What's up with the constant high latency and errors lately?

There are incidents almost every day in July.

What’s going on here?

I’m about ready to move all my apps away from Netlify.

None of the resolution statuses indicate what has actually happened or why or how Netlify intends on reducing these errors in the future.

I think some more clear communication is required at this point.

Hey @darcy,

I run the Support team and would be happy to talk with you about this.

Let’s start with a message from our head of engineering - my boss Dana. This is a statement she made a while ago which still holds true:

Her message highlights a big part of why you’ve seen so many incidents listed there - we often list incidents that impact only a small handful of customers, because we have a company value of transparency and try to live it even when the news isn’t good. Why might you not be impacted by a reported outage? for instance: If your site is cached well on our CDN, it is usually the case that most incidents have no impact on serving your site.

Another thing to consider is that we generally don’t use our statuspage for root cause analysis (we have posted a very small number there, but generally we send them 1:1 to customers who request them in the helpdesk, rather than posting on statuspage; generally we get few requests.) If the impact is larger, we’ll post a blog post like these:

…but the reality is that while we do a root cause analysis for every customer-facing incident (and some that are not even directly customer-impacting, such as failures in our backups), but we do it in a call a day or two after the incident, where all affected teams can join that call, and collaborate on improving our service to prevent recurrence.
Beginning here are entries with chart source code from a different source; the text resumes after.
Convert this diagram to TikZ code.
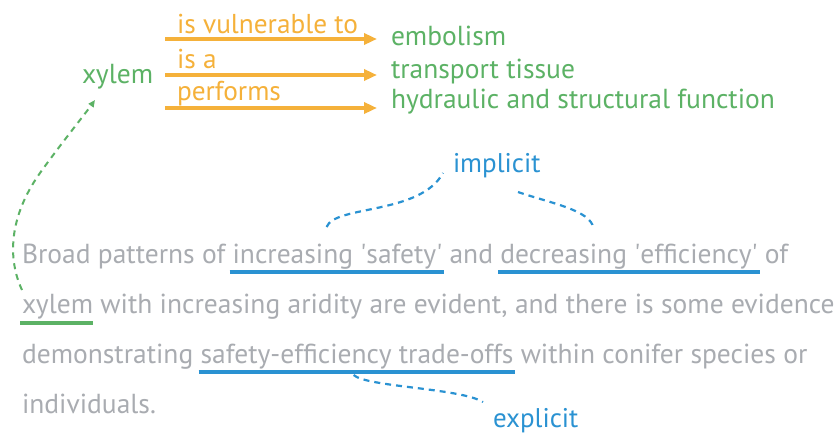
\documentclass[tikz,border=0pt]{standalone}
\usepackage{fontspec}
\setmainfont{PT Sans}
\usetikzlibrary{arrows.meta,calc}
\definecolor{cOrange}{HTML}{F5B13A}
\definecolor{cGreen}{HTML}{5CB265}
\definecolor{cBlue}{HTML}{2A92D2}
\definecolor{cGray}{HTML}{A9ACB1}
\begin{document}
\begin{tikzpicture}[x=1pt,y=-1pt,
  txt/.style={inner sep=0pt, outer sep=0pt, anchor=base west, font=\fontsize{27.5}{28}\selectfont},
  greentxt/.style={txt, text=cGreen},
  orangetxt/.style={txt, text=cOrange, font=\fontsize{27.3}{28}\selectfont},
  bluetxt/.style={txt, text=cBlue, font=\fontsize{27}{28}\selectfont},
  body/.style={txt, text=cGray},
  relarrow/.style={draw=cOrange, line width=4pt, -{Triangle[length=13pt,width=11pt]}},
  bluebar/.style={draw=cBlue, line width=4pt},
  greenbar/.style={draw=cGreen, line width=4pt},
  bluedash/.style={draw=cBlue, line width=2.2pt, dash pattern=on 6pt off 5pt},
  greendash/.style={draw=cGreen, line width=2pt, dash pattern=on 6pt off 5pt, -{Triangle[length=7pt,width=6pt]}}
]
\useasboundingbox[fill=white] (0,0) rectangle (837,437);

% concept map at top
\node[greentxt] (xylemTop) at (82,83) {xylem};
\node[greentxt] (emb) at (391,45) {embolism};
\node[greentxt] (trans) at (391,78) {transport tissue};
\node[greentxt] (hyd) at (391,108) {hydraulic and structural function};

\node[orangetxt] (lvul) at (177,33) {is vulnerable to};
\node[orangetxt] (lisa) at (177,68) {is a};
\node[orangetxt] (lperf) at (177,100) {performs};

\draw[relarrow] ($(xylemTop.base east)+(12,-44)$) -- ($(emb.base west)+(-14,-6)$);
\draw[relarrow] ($(xylemTop.base east)+(12,-8)$) -- ($(trans.base west)+(-14,-3)$);
\draw[relarrow] ($(xylemTop.base east)+(12,25)$) -- ($(hyd.base west)+(-14,0)$);

% body text
\node[body] (b1a) at (22,263) {Broad patterns of~\null};
\node[body] (b1b) at (b1a.base east) {increasing \textquotesingle safety\textquotesingle};
\node[body] (b1c) at (b1b.base east) {~and~\null};
\node[body] (b1d) at (b1c.base east) {decreasing \textquotesingle efficiency\textquotesingle};
\node[body] (b1e) at (b1d.base east) {~of};

\node[body] (b2a) at (22,313) {xylem};
\node[body] (b2b) at (b2a.base east) {~with increasing aridity are evident, and there is some evidence};

\node[body] (b3a) at (22,363) {demonstrating~\null};
\node[body] (b3b) at (b3a.base east) {safety-efficiency trade-offs};
\node[body] (b3c) at (b3b.base east) {~within conifer species or};

\node[body] (b4) at (22,413) {individuals.};

% underlines
\draw[bluebar] ($(b1b.base west)+(-3,9)$) -- ($(b1b.base east)+(2,9)$);
\draw[bluebar] ($(b1d.base west)+(-2,9)$) -- ($(b1d.base east)+(2,9)$);
\draw[greenbar] ($(b2a.base west)+(-2,10)$) -- ($(b2a.base east)+(0,10)$);
\draw[bluebar] ($(b3b.base west)+(-2,9)$) -- ($(b3b.base east)+(2,9)$);

% implicit / explicit labels
\node[bluetxt] (impl) at (453,172) {implicit};
\node[bluetxt] (expl) at (493,427) {explicit};

\draw[bluedash] ($(b1b.base west)+(94,-36)$) .. controls +(8,-22) and +(-23,42) .. ($(impl.base west)+(-10,1)$);
\draw[bluedash] ($(impl.base west)+(65,20)$) .. controls +(32,11) and +(-3,-18) .. ($(b1d.base west)+(93,-35)$);
\draw[bluedash] ($(b3b.base west)+(153,12)$) .. controls +(13,12) and +(-23,-14) .. ($(expl.base west)+(-10,-25)$);

% green link from body xylem to concept xylem
\draw[greendash] ($(b2a.base west)+(0,-23)$) .. controls +(-14,-30) and +(-32,45) .. ($(b2a.base west)+(18,-140)$)
   .. controls +(20,-28) and +(-10,14) .. ($(xylemTop.base west)+(13,17)$);
\end{tikzpicture}
\end{document}
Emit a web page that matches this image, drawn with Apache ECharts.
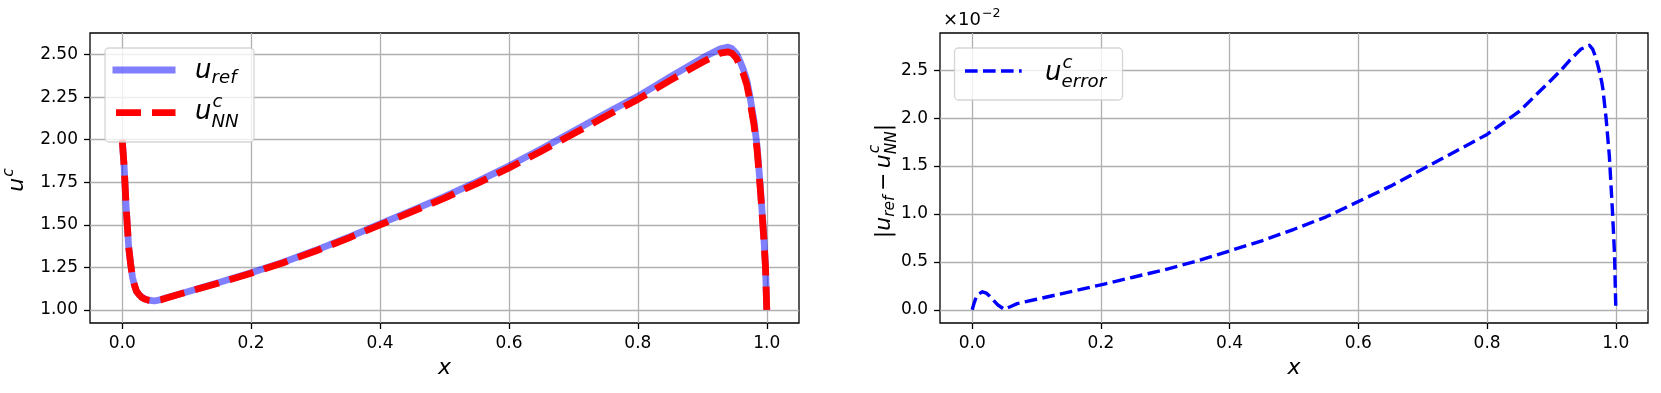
<!DOCTYPE html>
<html>
<head>
<meta charset="utf-8">
<script src="https://cdn.jsdelivr.net/npm/echarts@6/dist/echarts.min.js"></script>
<style>
  html, body { margin: 0; padding: 0; background: #fff; }
  #main { width: 1661px; height: 393px; }
</style>
</head>
<body>
<div id="main"></div>
<script>
// sample positions along x (denser near the boundary layers)
const xs = [0, 0.003, 0.006, 0.01, 0.013, 0.016, 0.019, 0.022, 0.026, 0.03, 0.035, 0.04, 0.05, 0.06, 0.07, 0.1, 0.15, 0.2, 0.25, 0.3,
  0.35, 0.4, 0.45, 0.5, 0.55, 0.6, 0.65, 0.7, 0.75, 0.8, 0.85, 0.9, 0.915, 0.928, 0.94, 0.946, 0.953, 0.959, 0.964, 0.969,
  0.974, 0.978, 0.98, 0.985, 0.99, 0.9925, 0.995, 0.998, 1.0];
// reference solution u_ref
const uRef = [2.00, 1.84, 1.61, 1.37, 1.27, 1.19, 1.145, 1.11, 1.09, 1.075, 1.064, 1.057, 1.052, 1.06, 1.072, 1.105, 1.16, 1.218, 1.28, 1.35,
  1.425, 1.505, 1.585, 1.665, 1.752, 1.845, 1.945, 2.05, 2.155, 2.255, 2.37, 2.48, 2.51, 2.535, 2.544, 2.535, 2.506, 2.457, 2.41, 2.35,
  2.252, 2.16, 2.116, 1.96, 1.725, 1.59, 1.453, 1.257, 1.00];
// network prediction u_NN
const uNN = [2.00, 1.84, 1.61, 1.37, 1.27, 1.19, 1.145, 1.11, 1.09, 1.074, 1.063, 1.057, 1.052, 1.059, 1.071, 1.104, 1.158, 1.215, 1.277, 1.346,
  1.42, 1.499, 1.578, 1.657, 1.742, 1.834, 1.932, 2.035, 2.138, 2.237, 2.349, 2.456, 2.485, 2.509, 2.517, 2.508, 2.479, 2.429, 2.383, 2.324,
  2.227, 2.136, 2.093, 1.94, 1.709, 1.577, 1.443, 1.252, 1.00];
// |u_ref - u_NN| in units of 1e-2
const uErr = [0, 0.07, 0.129, 0.165, 0.18, 0.188, 0.185, 0.174, 0.15, 0.12, 0.085, 0.05, 0.005, 0.035, 0.065, 0.11, 0.185, 0.26, 0.34, 0.42,
  0.51, 0.615, 0.72, 0.84, 0.97, 1.13, 1.29, 1.47, 1.65, 1.83, 2.07, 2.40, 2.5, 2.6, 2.68, 2.72, 2.74, 2.76, 2.72, 2.63,
  2.5, 2.38, 2.3, 1.99, 1.6, 1.3, 1.0, 0.58, 0];

const xTicks = [0, 0.2, 0.4, 0.6, 0.8, 1.0];
const yTicksLeft = [1.0, 1.25, 1.5, 1.75, 2.0, 2.25, 2.5];
const yTicksRight = [0, 0.5, 1.0, 1.5, 2.0, 2.5];

const FAM = 'DejaVu Sans';
const GRID_COLOR = '#b0b0b0';

const chart = echarts.init(document.getElementById('main'), null, { renderer: 'canvas' });

// --- small mathtext-like layout helper (base glyph + sup/sub scripts) ---
const meas = document.createElement('canvas').getContext('2d');
const fnt = (size, it) => (it ? 'italic ' : '') + size + 'px "' + FAM + '"';
const wOf = (s, size, it) => { meas.font = fnt(size, it); return meas.measureText(s).width; };
function txt(s, x, base, size, it) {
  return {
    type: 'text', x: x, y: base - 0.346 * size, z: 101,
    style: { text: s, font: fnt(size, it), fill: '#000', align: 'left', verticalAlign: 'middle' }
  };
}
function mathRow(atoms, size) {
  const ss = size * 0.7;
  const out = [];
  let x = 0;
  atoms.forEach(a => {
    const it = a.it !== false;
    x += a.pad || 0;
    out.push(txt(a.b, x, 0, size, it));
    x += wOf(a.b, size, it);
    let adv = 0;
    const sit = a.sit !== false;
    if (a.sup) {
      out.push(txt(a.sup, x + 1, -size * 0.5, ss, sit));
      adv = Math.max(adv, wOf(a.sup, ss, sit) + 1);
    }
    if (a.sub) {
      const drop = a.sup ? size * 0.26 : size * 0.165;
      out.push(txt(a.sub, x, drop, ss, sit));
      adv = Math.max(adv, wOf(a.sub, ss, sit));
    }
    x += adv + (a.pad || 0);
  });
  return { children: out, width: x };
}
function mathGroup(atoms, size, x, y, opts) {
  opts = opts || {};
  const row = mathRow(atoms, size);
  const shift = opts.center ? -row.width / 2 : 0;
  row.children.forEach(c => { c.x += shift; });
  return { type: 'group', x: x, y: y, rotation: opts.rot || 0, z: 101, children: row.children };
}

function xAxis(gi) {
  return {
    type: 'value', gridIndex: gi, min: -0.05, max: 1.05,
    name: 'x', nameLocation: 'middle', nameGap: 34,
    nameTextStyle: { fontFamily: FAM, fontStyle: 'italic', fontSize: 22, color: '#000' },
    axisLine: { show: false, onZero: false },
    axisTick: { show: true, length: 6, customValues: xTicks, lineStyle: { color: '#000', width: 1.3 } },
    axisLabel: { customValues: xTicks, formatter: v => v.toFixed(1), color: '#000', fontFamily: FAM, fontSize: 17, margin: 12 },
    splitLine: { show: true, lineStyle: { color: GRID_COLOR, width: 1.3 } }
  };
}
function yAxis(gi, min, max, ticks, dec) {
  return {
    type: 'value', gridIndex: gi, min: min, max: max,
    axisLine: { show: false, onZero: false },
    axisTick: { show: true, length: 6, customValues: ticks, lineStyle: { color: '#000', width: 1.3 } },
    axisLabel: { customValues: ticks, formatter: v => v.toFixed(dec), color: '#000', fontFamily: FAM, fontSize: 17, margin: 12 },
    splitLine: { show: true, lineStyle: { color: GRID_COLOR, width: 1.3 } }
  };
}

const pairs = ys => xs.map((x, i) => [x, ys[i]]);

const option = {
  backgroundColor: '#fff',
  animation: false,
  grid: [
    { left: 90, top: 33, width: 709, height: 290, show: true, borderColor: '#000', borderWidth: 1.3, backgroundColor: 'transparent' },
    { left: 940, top: 33, width: 708, height: 290, show: true, borderColor: '#000', borderWidth: 1.3, backgroundColor: 'transparent' }
  ],
  xAxis: [xAxis(0), xAxis(1)],
  yAxis: [yAxis(0, 0.9225, 2.6275, yTicksLeft, 2), yAxis(1, -0.1375, 2.8875, yTicksRight, 1)],
  series: [
    {
      name: 'u_ref', type: 'line', xAxisIndex: 0, yAxisIndex: 0, data: pairs(uRef),
      showSymbol: false, smooth: false,
      lineStyle: { color: 'rgba(0,0,255,0.5)', width: 6.8, join: 'round' }, z: 2
    },
    {
      name: 'u_NN', type: 'line', xAxisIndex: 0, yAxisIndex: 0, data: pairs(uNN),
      showSymbol: false, smooth: false,
      lineStyle: { color: '#ff0000', width: 6.8, type: [25, 11], join: 'round' }, z: 3
    },
    {
      name: 'u_error', type: 'line', xAxisIndex: 1, yAxisIndex: 1, data: pairs(uErr),
      showSymbol: false, smooth: false,
      lineStyle: { color: '#0000ff', width: 3.4, type: [12.6, 5.4], join: 'round' }, z: 3
    }
  ],
  graphic: [
    // left legend
    { type: 'rect', z: 99, shape: { x: 105, y: 48, width: 149, height: 94, r: 4 },
      style: { fill: 'rgba(255,255,255,0.8)', stroke: 'rgba(204,204,204,0.8)', lineWidth: 1.3 } },
    { type: 'line', z: 100, shape: { x1: 112.5, y1: 70, x2: 175.5, y2: 70 },
      style: { stroke: 'rgba(0,0,255,0.5)', lineWidth: 6.8 } },
    { type: 'line', z: 100, shape: { x1: 116, y1: 112.7, x2: 175.5, y2: 112.7 },
      style: { stroke: '#ff0000', lineWidth: 6.8, lineDash: [25, 11] } },
    mathGroup([{ b: 'u', sub: 'ref' }], 26, 195, 80),
    mathGroup([{ b: 'u', sup: 'c', sub: 'NN' }], 26, 195, 121.7),
    // right legend
    { type: 'rect', z: 99, shape: { x: 954.5, y: 48, width: 168, height: 52, r: 4 },
      style: { fill: 'rgba(255,255,255,0.8)', stroke: 'rgba(204,204,204,0.8)', lineWidth: 1.3 } },
    { type: 'line', z: 100, shape: { x1: 965, y1: 71, x2: 1021.7, y2: 71 },
      style: { stroke: '#0000ff', lineWidth: 3.4, lineDash: [12.6, 5.4] } },
    mathGroup([{ b: 'u', sup: 'c', sub: 'error' }], 26, 1045, 82.3),
    // y axis titles
    mathGroup([{ b: 'u', sup: 'c' }], 22, 25, 180, { center: true, rot: Math.PI / 2 }),
    mathGroup([{ b: '|', it: false }, { b: 'u', sub: 'ref' }, { b: '\u2212', it: false, pad: 4.5 },
      { b: 'u', sup: 'c', sub: 'NN' }, { b: '|', it: false }], 22, 891.5, 181, { center: true, rot: Math.PI / 2 }),
    // offset text of the right axis
    mathGroup([{ b: '\u00d710', it: false, sup: '\u22122', sit: false }], 18, 943, 26.7)
  ]
};

chart.setOption(option);
</script>
</body>
</html>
This call is not something that happens during an incident to the level which we’d need, to report meaningfully about next steps on directly on our statuspage.

All of this is not me trying to deny what you’ve observed: we report many service degradations, particularly in the past 2 quarters! Our network and operations teams are constantly working to mitigate problems with our CDN and service and the results are that we have generally been improving our uptime and performance - even though we are reporting more downtimes, they tend to be shorter and less impactful, which means the work our teams are doing is working.

Of course, if you need a contractual guarantee of uptime, that is available on our Enterprise plans. I understand that isn’t what you were asking for, but for the next person who perhaps is looking for a mitigation for the problem such as a refund in case of problems - it does exist, at our higher account levels.

That’s great to know.

So my questions concerning transparency regarding another issue (which has now reoccured) were just missed then, and not intentionally ignored?

It was a direct request for the information, but based on this:

Would I need to request the information via the help desk and then re-post it myself here?

Your desire for transparency is commendable, but it cannot lead to our team spending (more) hours (than we already do), to tell you everything in the world about our business. We do our best, and appreciate your tolerance of us needing to support millions of other customers as well.

As you posit, we weren’t trying to hide from anyone why drag and drop was misbehaving for some users lately.

For the most part, it has never worked well because folks try to upload massive sites that require too much memory in the browser for their machine, or their network is not stable, and those things cause the upload to hang. So, that’s why our team wrote this support guide 3 and a half years ago, one of the first ones we wrote: [Support Guide] My drag and drop deploy is stuck in "Uploading" status

This primary failure cause for this least-desirable and least-capable upload method has been the case in the past, and will be in the future too.

But, why did drag and drop uploads break more than usual for some people with some sites lately? A bug, which we fixed, which popped up while we made otherwise invisible-to-you improvements in our authentication in browser while people use our UI. It impacted mostly sites with larger than average files, so our tests did not catch that misbehavior.

@fool While I understand where you’re coming from, you can’t have your cake and eat it too, you can’t both claim to be a company with a core value of transparency, and simultaneously wax lyrical to me about how much of a waste of time it is for the team to provide.

It also doesn’t matter if the “Drag & Drop” functionality is the “least-desirable and least-capable upload method”, you’re still offering at as a feature, and it’s not a great look to have it just hang when the builds are too large, even if you deem it to be “user error”.

I can’t imagine there’s anything preventing your team from engineering the solution better, such that it actually provides a contextual error on the build page sooner.

Your customers can only go on the information they’re provided, which is generally why they seek transparency, and has been an issue that I’ve encountered several times from Netlify, being berated in a passive aggressive and often condescending fashion because I didn’t know something that the internal staff know.

It’s quite simple, if you don’t tell people, they don’t know.

Your support guides are actually quite difficult to find, as is the forum itself difficult to search, so you can’t just point at something that isn’t contextual and go… “we said it here 3 years ago, we never need to say it again or improve upon our message delivery”.

I’m not sure if you’re suggesting that the reason for the last 7 or so people reporting “drag & drop” issues were all that their “projects were too large”, but had you mentioned it in any of the previous threads, and especially at the point where I asked for transparency, then it would have changed the way I responded to everyone encountering the issue.

For example, I would have advised them to check the size of their build and visit that support guide.